In the last quarter century, biologists have made great strides towards understanding biology at the molecular scale. The human genome has been sequenced and the structures of many proteins, the molecular machines responsible for the function and structure of cells, have been solved. Single-molecule techniques and advances in microscopy have significantly changed the way in which biologists ask and answer questions. As biological measurements and techniques have become increasingly quantitative, they have allowed biologists to ask ever more quantitative questions: How do the molecular machines, which comprise the cell, function microscopically? Can we understand the design principles that govern the structure and function of biological systems on a microscopic scale? What role does the chaotic microscopic environment play in cellular function? One outcome of this new generation of quantitative biological questions is the need to greet quantitative experiments with models at a higher level of abstraction than the traditional cartoons of molecular biology. Our work centers on the interface between mathematical models of biological systems and this new generation of quantitative biological experiments.
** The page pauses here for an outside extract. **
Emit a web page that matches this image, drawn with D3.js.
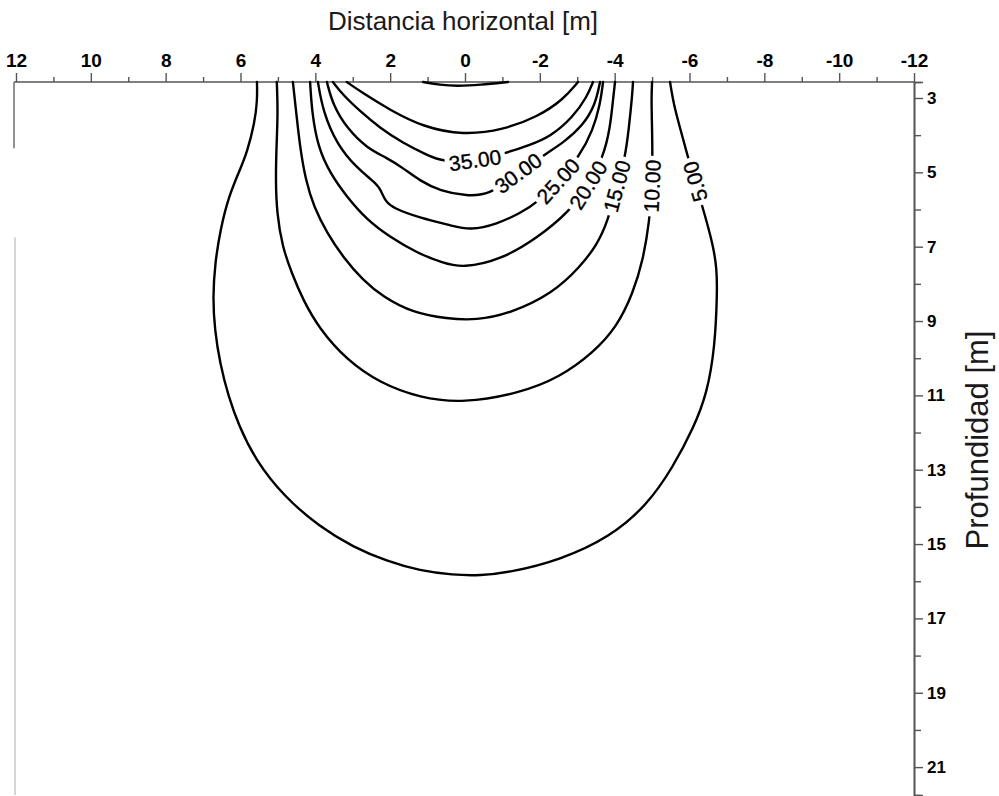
<!DOCTYPE html>
<html>
<head>
<meta charset="utf-8">
<script src="https://cdn.jsdelivr.net/npm/d3@7"></script>
<style>
  body { margin: 0; background: #fff; }
  svg { display: block; }
</style>
</head>
<body>
<svg id="chart" width="999" height="796"></svg>
<script>
// Isoline levels of the section
const levels = [5, 10, 15, 20, 25, 30, 35, 40, 45];
const levelLabels = ["5.00", "10.00", "15.00", "20.00", "25.00", "30.00", "35.00", null, null];

// Isoline vertices: [horizontal distance (m), depth (m)]
const iso05 = [[5.56,2.57],[5.55,3.05],[5.62,3.67],[5.83,4.48],[6.02,4.94],[6.32,5.66],[6.54,6.55],[6.68,7.44],[6.74,8.35],[6.69,9.24],[6.55,10.13],[6.32,11.04],[6.05,11.80],[5.60,12.74],[4.84,13.72],[3.88,14.54],[2.99,15.08],[2.09,15.46],[1.20,15.72],[0.32,15.83],[-0.40,15.85],[-1.20,15.76],[-2.54,15.43],[-3.88,14.81],[-4.87,13.95],[-5.56,12.93],[-6.12,11.85],[-6.47,10.94],[-6.68,9.70],[-6.74,8.25],[-6.73,7.60],[-6.63,6.95],[-6.38,6.04],[-6.15,5.25],[-5.94,4.53],[-5.75,3.81],[-5.58,3.19],[-5.48,2.57]];
const iso10 = [[5.03,2.57],[5.00,3.40],[5.04,4.32],[5.06,5.21],[5.03,6.09],[4.88,7.01],[4.63,7.71],[4.33,8.43],[3.90,9.20],[3.16,10.05],[2.27,10.67],[1.20,11.07],[0.05,11.21],[-1.47,10.94],[-2.54,10.51],[-3.42,9.86],[-4.06,9.16],[-4.49,8.25],[-4.76,7.36],[-4.93,6.31],[-5.00,5.37],[-5.01,4.61],[-5.00,3.81],[-4.98,3.00],[-5.00,2.57]];
const iso15 = [[4.60,2.57],[4.51,3.40],[4.41,4.32],[4.26,5.21],[4.04,5.93],[3.69,6.63],[3.26,7.28],[2.73,7.90],[2.19,8.35],[1.39,8.78],[0.48,8.94],[-0.30,8.98],[-1.20,8.80],[-2.35,8.25],[-3.07,7.55],[-3.53,6.95],[-3.82,6.31],[-4.06,5.37],[-4.28,4.61],[-4.38,3.81],[-4.47,2.92],[-4.49,2.57]];
const iso20 = [[4.14,2.57],[4.09,3.40],[3.93,4.32],[3.61,5.02],[3.16,5.66],[2.62,6.28],[2.01,6.74],[1.28,7.17],[0.59,7.44],[0.05,7.57],[-0.94,7.36],[-1.93,6.77],[-2.81,6.04],[-3.29,5.34],[-3.69,4.61],[-3.88,3.81],[-3.96,3.00],[-4.01,2.57]];
const iso25 = [[3.93,2.57],[3.80,3.35],[3.42,4.26],[2.89,4.88],[2.46,5.23],[2.27,5.42],[2.14,5.77],[1.93,5.96],[1.20,6.23],[0.32,6.44],[-0.13,6.56],[-0.86,6.39],[-1.47,6.10],[-1.93,5.82],[-2.49,5.23],[-3.07,4.56],[-3.42,3.86],[-3.61,3.19],[-3.69,2.57]];
const iso30 = [[3.69,2.57],[3.53,3.19],[3.16,3.81],[2.62,4.35],[2.09,4.61],[1.66,4.88],[1.20,5.23],[0.67,5.50],[-0.05,5.64],[-0.67,5.60],[-1.42,5.02],[-2.19,4.48],[-2.62,4.21],[-3.16,3.73],[-3.48,3.19],[-3.61,2.57]];
const iso35 = [[3.53,2.57],[3.26,2.92],[2.81,3.35],[2.27,3.81],[1.66,4.21],[1.02,4.53],[0.59,4.72],[-0.27,4.67],[-1.12,4.48],[-1.74,4.26],[-2.27,4.05],[-2.89,3.51],[-3.26,2.97],[-3.42,2.57]];
const iso40 = [[3.16,2.57],[2.73,2.87],[2.01,3.32],[1.12,3.78],[0.05,4.00],[-1.02,3.86],[-1.93,3.51],[-2.62,3.05],[-3.02,2.57]];
const iso45 = [[1.12,2.57],[0.67,2.65],[0.21,2.68],[-0.40,2.65],[-1.15,2.57]];
const isolines = [iso05, iso10, iso15, iso20, iso25, iso30, iso35, iso40, iso45];

// Label anchor on each isoline: [horizontal distance (m), depth (m)]
const labelPoints = [[-6.15,5.25],[-5.00,5.37],[-4.06,5.37],[-3.29,5.34],[-2.49,5.23],[-1.42,5.02],[-0.27,4.67], null, null];

// Axes
const xTicksMajor = [12, 10, 8, 6, 4, 2, 0, -2, -4, -6, -8, -10, -12];
const xTicksMinor = [11, 9, 7, 5, 3, 1, -1, -3, -5, -7, -9, -11];
const yTicksMajor = [3, 5, 7, 9, 11, 13, 15, 17, 19, 21];
const yTicksMinor = [4, 6, 8, 10, 12, 14, 16, 18, 20];
const xDomain = [12, -12];
const depthDomain = [2.57, 21.75];
const xTitle = "Distancia horizontal [m]";
const yTitle = "Profundidad [m]";

const svg = d3.select("#chart");
const FONT = "'Liberation Sans', Arial, Helvetica, sans-serif";

const x = d3.scaleLinear().domain(xDomain).range([16, 914]);
const y = d3.scaleLinear().domain(depthDomain).range([82, 795]);

const axisColor = "#555";

// Frame: top line and the partial left edge
svg.append("line")
  .attr("x1", x(12) - 2).attr("x2", x(-12))
  .attr("y1", y(depthDomain[0])).attr("y2", y(depthDomain[0]))
  .attr("stroke", axisColor).attr("stroke-width", 1.6);
svg.append("line")
  .attr("x1", x(12) - 2).attr("x2", x(12) - 2)
  .attr("y1", y(depthDomain[0])).attr("y2", y(4.35))
  .attr("stroke", "#777").attr("stroke-width", 1.6);
svg.append("line")
  .attr("x1", x(12) - 1).attr("x2", x(12) - 1)
  .attr("y1", y(6.75)).attr("y2", y(depthDomain[1]))
  .attr("stroke", "#c4c4c4").attr("stroke-width", 1.4);

// Top axis (horizontal distance)
const gTop = svg.append("g").attr("transform", `translate(0,${y(depthDomain[0])})`);
gTop.call(d3.axisTop(x).tickValues(xTicksMajor).tickSize(9).tickPadding(6)
  .tickFormat(d => String(d)));
gTop.append("g").call(d3.axisTop(x).tickValues(xTicksMinor).tickSize(5).tickFormat(""));
gTop.selectAll(".domain").remove();
gTop.selectAll(".tick line").attr("stroke", axisColor).attr("stroke-width", 1.4);
gTop.selectAll(".tick text")
  .attr("fill", "#000").attr("font-family", FONT)
  .attr("font-size", 19).attr("font-weight", "bold");

// Right axis (depth)
const gRight = svg.append("g").attr("transform", `translate(${x(-12)},0)`);
gRight.call(d3.axisRight(y).tickValues(yTicksMajor).tickSize(9).tickPadding(4)
  .tickFormat(d => String(d)));
gRight.append("g").call(d3.axisRight(y).tickValues(yTicksMinor).tickSize(7).tickFormat(""));
gRight.selectAll(".domain").attr("stroke", axisColor).attr("stroke-width", 1.6);
gRight.selectAll(".tick line").attr("stroke", axisColor).attr("stroke-width", 1.4);
gRight.selectAll(".tick text")
  .attr("fill", "#000").attr("font-family", FONT)
  .attr("font-size", 17).attr("font-weight", "bold");

// Axis titles
svg.append("text")
  .attr("x", x(0) - 2).attr("y", 30)
  .attr("text-anchor", "middle")
  .attr("font-family", FONT).attr("font-size", 26)
  .attr("fill", "#1a1a1a")
  .text(xTitle);
svg.append("text")
  .attr("transform", `translate(988,${y(12.2)}) rotate(-90)`)
  .attr("text-anchor", "middle")
  .attr("font-family", FONT).attr("font-size", 31)
  .attr("fill", "#1a1a1a")
  .text(yTitle);

// Isolines with in-line labels (smoothed through the vertices)
const line = d3.line()
  .x(d => x(d[0]))
  .y(d => y(d[1]))
  .curve(d3.curveBasis);

const defs = svg.append("defs");
const gIso = svg.append("g");
const gLab = svg.append("g");

isolines.forEach((pts, i) => {
  const path = gIso.append("path")
    .attr("d", line(pts))
    .attr("fill", "none")
    .attr("stroke", "#000")
    .attr("stroke-width", 2.4)
    .attr("stroke-linejoin", "round")
    .attr("stroke-linecap", "round");

  const lp = labelPoints[i];
  if (!lp || !levelLabels[i]) return;

  // nearest vertex gives the local direction of the isoline
  let k = 0, best = Infinity;
  pts.forEach((p, j) => {
    const dd = (x(p[0]) - x(lp[0])) ** 2 + (y(p[1]) - y(lp[1])) ** 2;
    if (dd < best) { best = dd; k = j; }
  });
  const a = pts[Math.max(0, k - 1)], b = pts[Math.min(pts.length - 1, k + 1)];
  let dx = x(b[0]) - x(a[0]), dy = y(b[1]) - y(a[1]);
  if (dy > 0) { dx = -dx; dy = -dy; }
  const ang = Math.atan2(dy, dx) * 180 / Math.PI;
  const cx = x(lp[0]), cy = y(lp[1]);

  const t = gLab.append("text")
    .attr("transform", `translate(${cx},${cy}) rotate(${ang})`)
    .attr("text-anchor", "middle")
    .attr("dy", "0.36em")
    .attr("font-family", FONT)
    .attr("font-size", 21)
    .attr("fill", "#000")
    .attr("stroke", "#000").attr("stroke-width", 0.35)
    .text(levelLabels[i]);
  const w = t.node().getComputedTextLength() + 8;
  const h = 18;

  const m = defs.append("mask")
    .attr("id", "iso-mask-" + levels[i])
    .attr("maskUnits", "userSpaceOnUse")
    .attr("x", 0).attr("y", 0).attr("width", 999).attr("height", 796);
  m.append("rect").attr("x", 0).attr("y", 0).attr("width", 999).attr("height", 796).attr("fill", "#fff");
  m.append("rect")
    .attr("x", -w / 2).attr("y", -h / 2).attr("width", w).attr("height", h)
    .attr("transform", `translate(${cx},${cy}) rotate(${ang})`)
    .attr("fill", "#000");
  path.attr("mask", `url(#iso-mask-${levels[i]})`);
});
</script>
</body>
</html>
To probe chromosome structure in vivo we built a collection of Ecoli strains that carry three spectrally-distinct fluorescently-labled genetic loci. The measurements of the locus distributions reveal that the Ecoli chromosome is precisely organized into a nucleoid filament, despite the long-standing assumption that the chromosome is well described by a polymer model. Loci in the body of the nucleoid show a precision of positioning within the cell of better than 10% the cell length. The precision of inter-locus positioning of genomically proximate loci was greater than just 4% of the cell length. The measured dependence of the precision of inter-locus position on genomic distance singles out intra-nucleoid interactions as the mechanism responsible for chromosome organization. From the magnitude of the precision of positioning, we infer the existence of an as-yet uncharacterized higher-order DNA organization in prokaryotic cells. We demonstrate that both the stochastic and average structure of the nucleoid is captured by a fluctuating elastic filament model.

H-NS: Molecular bridging by flexible linkers. The bacterial nucleoid is structured by a large number of histone-like proteins called Nucleoid Associated Proteins (NAPs). NAPs share no structural homology with histones but play a dual regulatory and structural role in the prokaryotic cell. The two dominant modes of NAP function are DNA bending (HU, IHF) and bridging (H-NS). In collaboration with the Wuite Lab, we investigated the mechanism of H-NS-induced DNA bridging using two complementary single molecule assays: a dynamic optical-trap-driven unzipping assay and an equilibrium H-NS-mediated DNA-looping assay. To quantitatively analyze and compare these assays, we employ a novel theoretical framework that describes the bridging motif. The interplay between the experiments and our theoretical model not only infers the effective interaction free energy, the bridging conformation and the duplex-duplex spacing, but also reveals a second, unresolved, cis-binding mode that challenges our current understanding of the role of bridging proteins in chromatin structure. The cis-binding mode is expected to dramatically speed up the rate of nucleoid remodeling relative to proteins that bind in trans only. We expect that the theoretical framework for describing protein-mediated bridging will be applicable to proteins acting in chromatin and cytoskeletal organization.